- **Required task**
Set down each line of the material that follows, exactly, with no pictures.

- **Dataset extract**
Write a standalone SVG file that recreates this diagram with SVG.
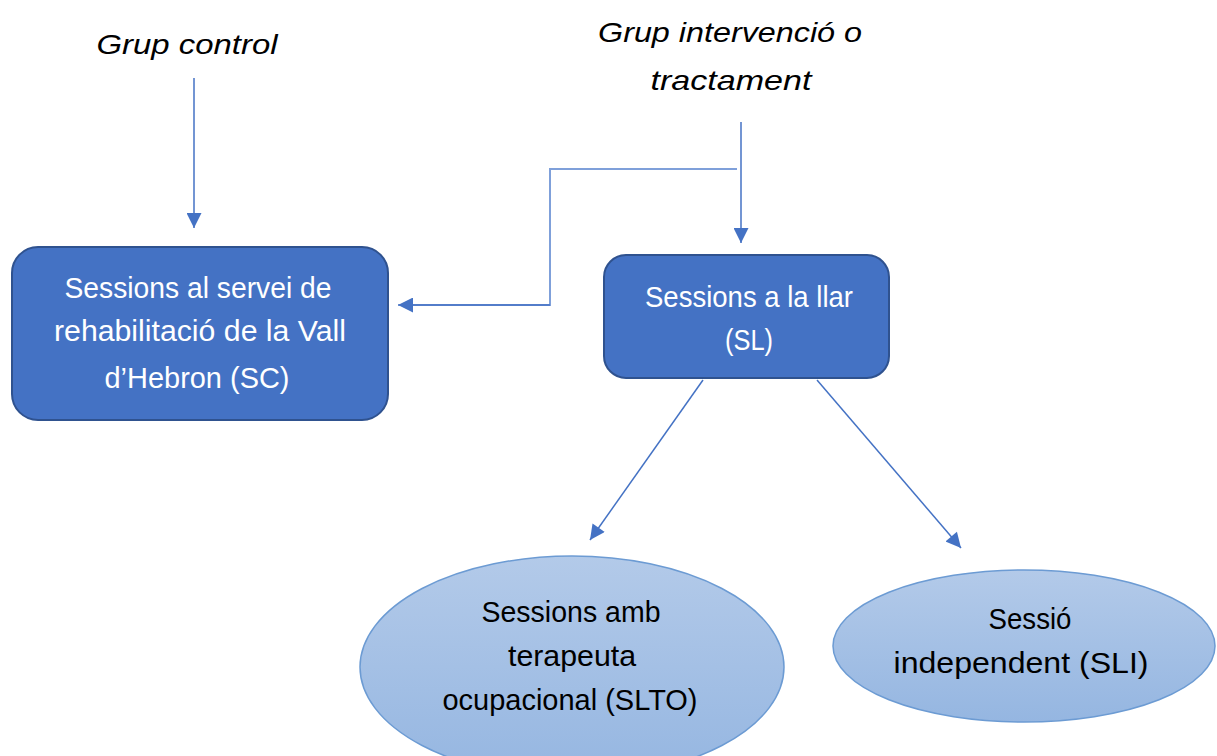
<svg xmlns="http://www.w3.org/2000/svg" width="1217" height="756" viewBox="0 0 1217 756">
<defs>
<style>
.lbl{font-family:"Liberation Sans","Open Sans",sans-serif;font-size:28px;font-style:italic;fill:#000;text-anchor:middle}
.box{fill:#4472C4;stroke:#2F528F;stroke-width:2}
.bt{font-family:"Liberation Sans","Open Sans",sans-serif;font-size:29px;fill:#fff;text-anchor:middle}
.ell{fill:url(#g);stroke:#6C9BD3;stroke-width:1.5}
.et{font-family:"Liberation Sans","Open Sans",sans-serif;font-size:29px;fill:#000;text-anchor:middle}
.con{fill:none;stroke:#4472C4;stroke-width:1.5}
.con2{fill:none;stroke:#7FA0DA;stroke-width:2}
</style>
<linearGradient id="g" x1="0" y1="0" x2="0" y2="1">
<stop offset="0" stop-color="#B3CAE9"/>
<stop offset="1" stop-color="#95B6E1"/>
</linearGradient>
<marker id="ah" viewBox="0 0 10 10" refX="10" refY="5" markerWidth="16" markerHeight="15" markerUnits="userSpaceOnUse" orient="auto">
<path d="M0,0 L10,5 L0,10 z" fill="#4472C4"/>
</marker>
</defs>
<g id="grup-control">
<text class="lbl" x="187" y="54" textLength="181" lengthAdjust="spacingAndGlyphs">Grup control</text>
</g>
<g id="grup-intervencio">
<text class="lbl" x="730" y="42" textLength="264" lengthAdjust="spacingAndGlyphs">Grup intervenció o</text>
<text class="lbl" x="731" y="90" textLength="161" lengthAdjust="spacingAndGlyphs">tractament</text>
</g>
<g id="sc">
<rect class="box" x="12" y="247" width="376" height="173" rx="26"/>
<text class="bt" x="198" y="298" textLength="267" lengthAdjust="spacingAndGlyphs">Sessions al servei de</text>
<text class="bt" x="200" y="341" textLength="292" lengthAdjust="spacingAndGlyphs">rehabilitació de la Vall</text>
<text class="bt" x="197" y="388" textLength="185" lengthAdjust="spacingAndGlyphs">d’Hebron (SC)</text>
</g>
<g id="sl">
<rect class="box" x="604" y="255" width="285" height="123" rx="22"/>
<text class="bt" x="749" y="307" textLength="208" lengthAdjust="spacingAndGlyphs">Sessions a la llar</text>
<text class="bt" x="749" y="350" textLength="48" lengthAdjust="spacingAndGlyphs">(SL)</text>
</g>
<g id="slto">
<ellipse class="ell" cx="572" cy="667" rx="212" ry="111"/>
<text class="et" x="571" y="622" textLength="179" lengthAdjust="spacingAndGlyphs">Sessions amb</text>
<text class="et" x="572" y="666" textLength="128" lengthAdjust="spacingAndGlyphs">terapeuta</text>
<text class="et" x="570" y="710" textLength="255" lengthAdjust="spacingAndGlyphs">ocupacional (SLTO)</text>
</g>
<g id="sli">
<ellipse class="ell" cx="1024" cy="646" rx="191" ry="76"/>
<text class="et" x="1030" y="629" textLength="83" lengthAdjust="spacingAndGlyphs">Sessió</text>
<text class="et" x="1021" y="673" textLength="255" lengthAdjust="spacingAndGlyphs">independent (SLI)</text>
</g>
<g id="connectors">
<path class="con" d="M194,78 L194,228" marker-end="url(#ah)"/>
<path class="con" d="M741,122 L741,243" marker-end="url(#ah)"/>
<path class="con2" d="M737,169 L550,169 L550,305 L412,305"/>
<path class="con" d="M550,305 L398,305" marker-end="url(#ah)"/>
<path class="con" d="M703,380 L590,540" marker-end="url(#ah)"/>
<path class="con" d="M817,380 L961,548" marker-end="url(#ah)"/>
</g>
</svg>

- **Answer to the problem**
Write a standalone SVG file that recreates this diagram with SVG.
<svg xmlns="http://www.w3.org/2000/svg" width="1217" height="756" viewBox="0 0 1217 756">
<defs>
<style>
.lbl{font-family:"Liberation Sans","Open Sans",sans-serif;font-size:28px;font-style:italic;fill:#000;text-anchor:middle}
.box{fill:#4472C4;stroke:#2F528F;stroke-width:2}
.bt{font-family:"Liberation Sans","Open Sans",sans-serif;font-size:29px;fill:#fff;text-anchor:middle}
.ell{fill:url(#g);stroke:#6C9BD3;stroke-width:1.5}
.et{font-family:"Liberation Sans","Open Sans",sans-serif;font-size:29px;fill:#000;text-anchor:middle}
.con{fill:none;stroke:#4472C4;stroke-width:1.5}
.con2{fill:none;stroke:#7FA0DA;stroke-width:2}
</style>
<linearGradient id="g" x1="0" y1="0" x2="0" y2="1">
<stop offset="0" stop-color="#B3CAE9"/>
<stop offset="1" stop-color="#95B6E1"/>
</linearGradient>
<marker id="ah" viewBox="0 0 10 10" refX="10" refY="5" markerWidth="16" markerHeight="15" markerUnits="userSpaceOnUse" orient="auto">
<path d="M0,0 L10,5 L0,10 z" fill="#4472C4"/>
</marker>
</defs>
<g id="grup-control">
<text class="lbl" x="187" y="54" textLength="181" lengthAdjust="spacingAndGlyphs">Grup control</text>
</g>
<g id="grup-intervencio">
<text class="lbl" x="730" y="42" textLength="264" lengthAdjust="spacingAndGlyphs">Grup intervenció o</text>
<text class="lbl" x="731" y="90" textLength="161" lengthAdjust="spacingAndGlyphs">tractament</text>
</g>
<g id="sc">
<rect class="box" x="12" y="247" width="376" height="173" rx="26"/>
<text class="bt" x="198" y="298" textLength="267" lengthAdjust="spacingAndGlyphs">Sessions al servei de</text>
<text class="bt" x="200" y="341" textLength="292" lengthAdjust="spacingAndGlyphs">rehabilitació de la Vall</text>
<text class="bt" x="197" y="388" textLength="185" lengthAdjust="spacingAndGlyphs">d’Hebron (SC)</text>
</g>
<g id="sl">
<rect class="box" x="604" y="255" width="285" height="123" rx="22"/>
<text class="bt" x="749" y="307" textLength="208" lengthAdjust="spacingAndGlyphs">Sessions a la llar</text>
<text class="bt" x="749" y="350" textLength="48" lengthAdjust="spacingAndGlyphs">(SL)</text>
</g>
<g id="slto">
<ellipse class="ell" cx="572" cy="667" rx="212" ry="111"/>
<text class="et" x="571" y="622" textLength="179" lengthAdjust="spacingAndGlyphs">Sessions amb</text>
<text class="et" x="572" y="666" textLength="128" lengthAdjust="spacingAndGlyphs">terapeuta</text>
<text class="et" x="570" y="710" textLength="255" lengthAdjust="spacingAndGlyphs">ocupacional (SLTO)</text>
</g>
<g id="sli">
<ellipse class="ell" cx="1024" cy="646" rx="191" ry="76"/>
<text class="et" x="1030" y="629" textLength="83" lengthAdjust="spacingAndGlyphs">Sessió</text>
<text class="et" x="1021" y="673" textLength="255" lengthAdjust="spacingAndGlyphs">independent (SLI)</text>
</g>
<g id="connectors">
<path class="con" d="M194,78 L194,228" marker-end="url(#ah)"/>
<path class="con" d="M741,122 L741,243" marker-end="url(#ah)"/>
<path class="con2" d="M737,169 L550,169 L550,305 L412,305"/>
<path class="con" d="M550,305 L398,305" marker-end="url(#ah)"/>
<path class="con" d="M703,380 L590,540" marker-end="url(#ah)"/>
<path class="con" d="M817,380 L961,548" marker-end="url(#ah)"/>
</g>
</svg>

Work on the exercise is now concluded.